Short task:
Quote the data exactly, first line to the line containing "const fs = 25.5;", with no pictures.

Given information:
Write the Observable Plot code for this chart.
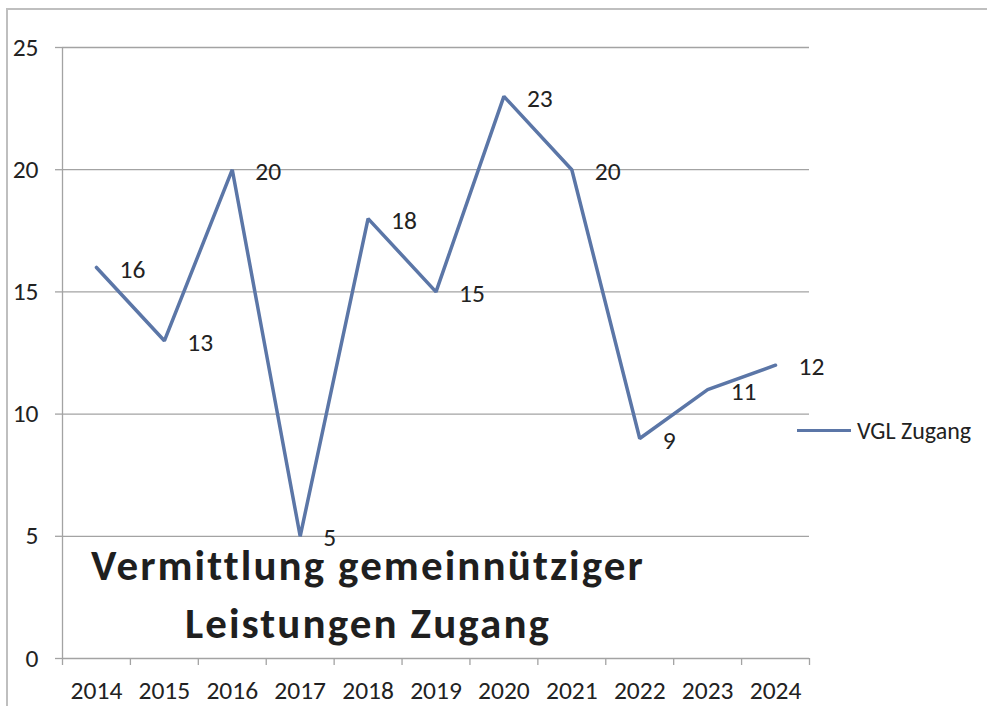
<!DOCTYPE html>
<html>
<head>
<meta charset="utf-8">
<script src="https://cdn.jsdelivr.net/npm/d3@7"></script>
<script src="https://cdn.jsdelivr.net/npm/@observablehq/plot@0.6"></script>
<style>
  html, body { margin: 0; padding: 0; background: #fff; overflow: hidden; }
  #wrap { position: relative; width: 987px; height: 706px; font-family: Carlito, Lato, sans-serif; }
  #border { position: absolute; left: 6px; top: 8px; width: 1100px; height: 1000px; border: 2px solid #bfbfbf; box-sizing: border-box; }
  #chart { position: absolute; left: 0; top: 0; }
  #title { position: absolute; left: 68px; width: 600px; top: 537px; text-align: center; font-weight: bold; font-size: 43px; letter-spacing: 2.1px; line-height: 58px; color: #1f1f1f; white-space: nowrap; }
  #legend { position: absolute; left: 797px; top: 416px; font-size: 24px; color: #222; display: flex; align-items: center; }
  #legend span.sw { display: inline-block; width: 54px; height: 3.5px; background: #5b76a7; margin-right: 6px; }
</style>
</head>
<body>
<div id="wrap">
  <div id="border"></div>
  <div id="chart"></div>
  <div id="title">Vermittlung gemeinnütziger<br>Leistungen Zugang</div>
  <div id="legend"><span class="sw"></span><span id="legtext"></span></div>
</div>
<script>
const years = [2014, 2015, 2016, 2017, 2018, 2019, 2020, 2021, 2022, 2023, 2024];
const values = [16, 13, 20, 5, 18, 15, 23, 20, 9, 11, 12];
const yTicks = [0, 5, 10, 15, 20, 25];
const seriesName = "VGL Zugang";

const data = years.map((y, i) => ({year: y, value: values[i]}));
const boundaries = [years[0] - 0.5, ...years.map(y => y + 0.5)];

const lineColor = "#5b76a7";
const gridColor = "#a3a3a3";
const textColor = "#222";
const fs = 25.5;

const chart = Plot.plot({
  width: 987,
  height: 706,
  marginLeft: 62,
  marginRight: 178,
  marginTop: 47,
  marginBottom: 48,
  style: {fontFamily: "Carlito, Lato, sans-serif", fontSize: fs + "px", color: textColor, background: "transparent"},
  x: {type: "linear", domain: [years[0] - 0.5, years[years.length - 1] + 0.5]},
  y: {domain: [0, 25]},
  marks: [
    Plot.ruleY(yTicks.filter(d => d > 0), {stroke: gridColor, strokeWidth: 1.3}),
    Plot.ruleY([0], {stroke: gridColor, strokeWidth: 1.3}),
    Plot.ruleX([boundaries[0]], {y1: 0, y2: 25, stroke: gridColor, strokeWidth: 1.3}),
    Plot.axisY({ticks: yTicks, tickSize: 7, tickPadding: 17, stroke: gridColor, strokeWidth: 1.3, fill: textColor, label: null, fontSize: fs}),
    Plot.axisX({ticks: boundaries, tickSize: 7, tickFormat: () => "", stroke: gridColor, strokeWidth: 1.3, label: null}),
    Plot.axisX({ticks: years, tickSize: 0, tickPadding: 22, tickFormat: d => String(d), fill: textColor, label: null, fontSize: fs}),
    Plot.line(data, {x: "year", y: "value", stroke: lineColor, strokeWidth: 3.5, strokeLinejoin: "miter"}),
    Plot.text(data, {x: "year", y: "value", text: d => String(d.value), textAnchor: "start", dx: 23, dy: 2, fill: textColor, fontSize: fs})
  ]
});
document.getElementById("chart").appendChild(chart);
document.getElementById("legtext").textContent = seriesName;
</script>
</body>
</html>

Task solution:
Write the Observable Plot code for this chart.
<!DOCTYPE html>
<html>
<head>
<meta charset="utf-8">
<script src="https://cdn.jsdelivr.net/npm/d3@7"></script>
<script src="https://cdn.jsdelivr.net/npm/@observablehq/plot@0.6"></script>
<style>
  html, body { margin: 0; padding: 0; background: #fff; overflow: hidden; }
  #wrap { position: relative; width: 987px; height: 706px; font-family: Carlito, Lato, sans-serif; }
  #border { position: absolute; left: 6px; top: 8px; width: 1100px; height: 1000px; border: 2px solid #bfbfbf; box-sizing: border-box; }
  #chart { position: absolute; left: 0; top: 0; }
  #title { position: absolute; left: 68px; width: 600px; top: 537px; text-align: center; font-weight: bold; font-size: 43px; letter-spacing: 2.1px; line-height: 58px; color: #1f1f1f; white-space: nowrap; }
  #legend { position: absolute; left: 797px; top: 416px; font-size: 24px; color: #222; display: flex; align-items: center; }
  #legend span.sw { display: inline-block; width: 54px; height: 3.5px; background: #5b76a7; margin-right: 6px; }
</style>
</head>
<body>
<div id="wrap">
  <div id="border"></div>
  <div id="chart"></div>
  <div id="title">Vermittlung gemeinnütziger<br>Leistungen Zugang</div>
  <div id="legend"><span class="sw"></span><span id="legtext"></span></div>
</div>
<script>
const years = [2014, 2015, 2016, 2017, 2018, 2019, 2020, 2021, 2022, 2023, 2024];
const values = [16, 13, 20, 5, 18, 15, 23, 20, 9, 11, 12];
const yTicks = [0, 5, 10, 15, 20, 25];
const seriesName = "VGL Zugang";

const data = years.map((y, i) => ({year: y, value: values[i]}));
const boundaries = [years[0] - 0.5, ...years.map(y => y + 0.5)];

const lineColor = "#5b76a7";
const gridColor = "#a3a3a3";
const textColor = "#222";
const fs = 25.5;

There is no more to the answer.